The Eastern Wood-Peewee
By Wayne Bierbaum
Flycatchers, as the name implies, are a family of birds that eat flying insects. When I visit Bombay Hook National Wildlife Sanctuary in Delaware, one particular bird uses my car as a feeding station.
The dusty road in the sanctuary attracts horseflies that follow cars, attracted to the warmth and contents. There is one spot on the drive where a small flycatcher will fly around my car grabbing the horseflies. It seems to be there year after year. In July, at the height of fly season, I drive around the first pond, make a left and then stop, and there is the bird. The bird is one of the cutest, a delicate little bird called an Eastern wood-peewee.
Some birds are named by the sound they make and a peewee is one of them. They say the second part of their call higher than the first but the name is very close to the sound they make. The All About Birds website by Cornell Ornithology has a huge free library of bird sounds. Listen to the wood-peewee: www.allaboutbirds.org/guide/Eastern_Wood-Pewee/sounds.
They are very common forest birds and often found in even small woodlots. They migrate into our area around early April.
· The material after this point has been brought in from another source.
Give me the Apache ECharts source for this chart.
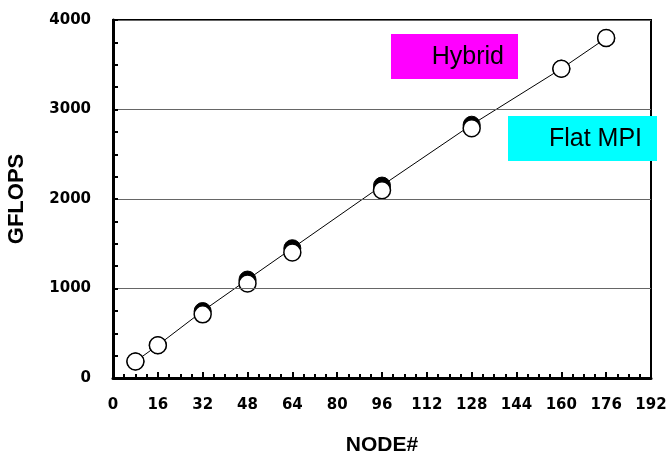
<!DOCTYPE html>
<html>
<head>
<meta charset="utf-8">
<script src="https://cdn.jsdelivr.net/npm/echarts@6/dist/echarts.min.js"></script>
<style>html,body{margin:0;padding:0;background:#fff;}#c{width:669px;height:456px;}</style>
</head>
<body>
<div id="c"></div>
<script>
var nodes = [8, 16, 32, 48, 64, 96, 128, 160, 176];
var hybrid = [185, 366, 748, 1100, 1450, 2150, 2830, 3456, 3798];
var flatMPI = [185, 366, 711, 1057, 1403, 2098, 2790, 3456, 3798];
var xTicks = [0, 16, 32, 48, 64, 80, 96, 112, 128, 144, 160, 176, 192];
var yTicks = [0, 1000, 2000, 3000, 4000];
var xMinorStep = 4;
var yMinorStep = 250;
var legendNames = ['Hybrid', 'Flat MPI'];

function pairs(xs, ys) { return xs.map(function (x, i) { return [x, ys[i]]; }); }

var xMin = xTicks[0], xMax = xTicks[xTicks.length - 1];
var yMin = yTicks[0], yMax = yTicks[yTicks.length - 1];

var chart = echarts.init(document.getElementById('c'), null, {renderer: 'canvas'});
var tickFont = {fontFamily: 'DejaVu Sans', fontWeight: 'bold', fontSize: 15, color: '#000', formatter: function (v) { return String(v); }};
chart.setOption({
  animation: false,
  backgroundColor: '#fff',
  grid: {left: 113, right: 18, top: 20, bottom: 78, containLabel: false, outerBoundsMode: 'none',
         show: true, borderColor: '#000', borderWidth: 2, backgroundColor: 'transparent'},
  xAxis: [{
    type: 'value', min: xMin, max: xMax, interval: xTicks[1] - xTicks[0],
    name: 'NODE#', nameLocation: 'middle', nameGap: 57,
    nameTextStyle: {fontFamily: 'Liberation Sans', fontWeight: 'bold', fontSize: 21, color: '#000'},
    axisLine: {show: true, lineStyle: {color: '#000', width: 3}},
    axisTick: {show: true, inside: true, length: 6, lineStyle: {color: '#000', width: 2}},
    axisLabel: Object.assign({margin: 20}, tickFont),
    splitLine: {show: false}, z: 5
  }, {
    type: 'value', min: xMin, max: xMax, interval: xMinorStep, position: 'bottom',
    axisLine: {show: false},
    axisTick: {show: true, inside: true, length: 4, lineStyle: {color: '#000', width: 2}},
    axisLabel: {show: false}, splitLine: {show: false}
  }],
  yAxis: [{
    type: 'value', min: yMin, max: yMax, interval: yTicks[1] - yTicks[0],
    name: 'GFLOPS', nameLocation: 'middle', nameGap: 85, nameRotate: 90,
    nameTextStyle: {fontFamily: 'Liberation Sans', fontWeight: 'bold', fontSize: 22, color: '#000'},
    axisLine: {show: true, lineStyle: {color: '#000', width: 3}},
    axisTick: {show: true, inside: true, length: 5, lineStyle: {color: '#000', width: 2}},
    axisLabel: Object.assign({margin: 22}, tickFont),
    splitLine: {show: true, lineStyle: {color: '#666', width: 1}}, z: 5
  }, {
    type: 'value', min: yMin, max: yMax, interval: yMinorStep, position: 'left',
    axisLine: {show: false},
    axisTick: {show: true, inside: true, length: 5, lineStyle: {color: '#000', width: 2}},
    axisLabel: {show: false}, splitLine: {show: false}
  }],
  series: [
    {
      name: legendNames[0], type: 'line', data: pairs(nodes, hybrid), z: 2,
      symbol: 'circle', symbolSize: 17,
      itemStyle: {color: '#000', borderColor: '#000', borderWidth: 1},
      lineStyle: {color: '#000', width: 1}
    },
    {
      name: legendNames[1], type: 'scatter', data: pairs(nodes, flatMPI), z: 3,
      symbol: 'circle', symbolSize: 17,
      itemStyle: {color: '#fff', borderColor: '#000', borderWidth: 1.5, opacity: 1}
    }
  ],
  graphic: [
    {type: 'rect', z: 100, shape: {x: 391, y: 34, width: 127, height: 45}, style: {fill: '#ff00ff'}},
    {type: 'text', z: 101, x: 504, y: 57, style: {text: legendNames[0], textAlign: 'right', textVerticalAlign: 'middle', font: '25px "Liberation Sans"', fill: '#000'}},
    {type: 'rect', z: 100, shape: {x: 508, y: 116, width: 149, height: 45}, style: {fill: '#00ffff'}},
    {type: 'text', z: 101, x: 642, y: 139, style: {text: legendNames[1], textAlign: 'right', textVerticalAlign: 'middle', font: '25px "Liberation Sans"', fill: '#000'}}
  ]
});
</script>
</body>
</html>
Wood-peewees are grayish with a pale chest and white bars on the wings. They are small active birds, a little larger than a chickadee. They nest high in the trees and have one brood a year. In fall, they migrate to South America.
I often see them at the edge of a forest. They can be seen sitting tall, straight and still on a small twig and suddenly swooping in a circle to catch some small flying bug and landing at or near the same spot. I can hear them calling deeper in the woods but they are harder to spot in the thicker forests.
Although human land development has cut the population of peewees by over 50 percent, they are not considered endangered. Once you know what they sound like, you can find them all over, even in a small two-acre wood.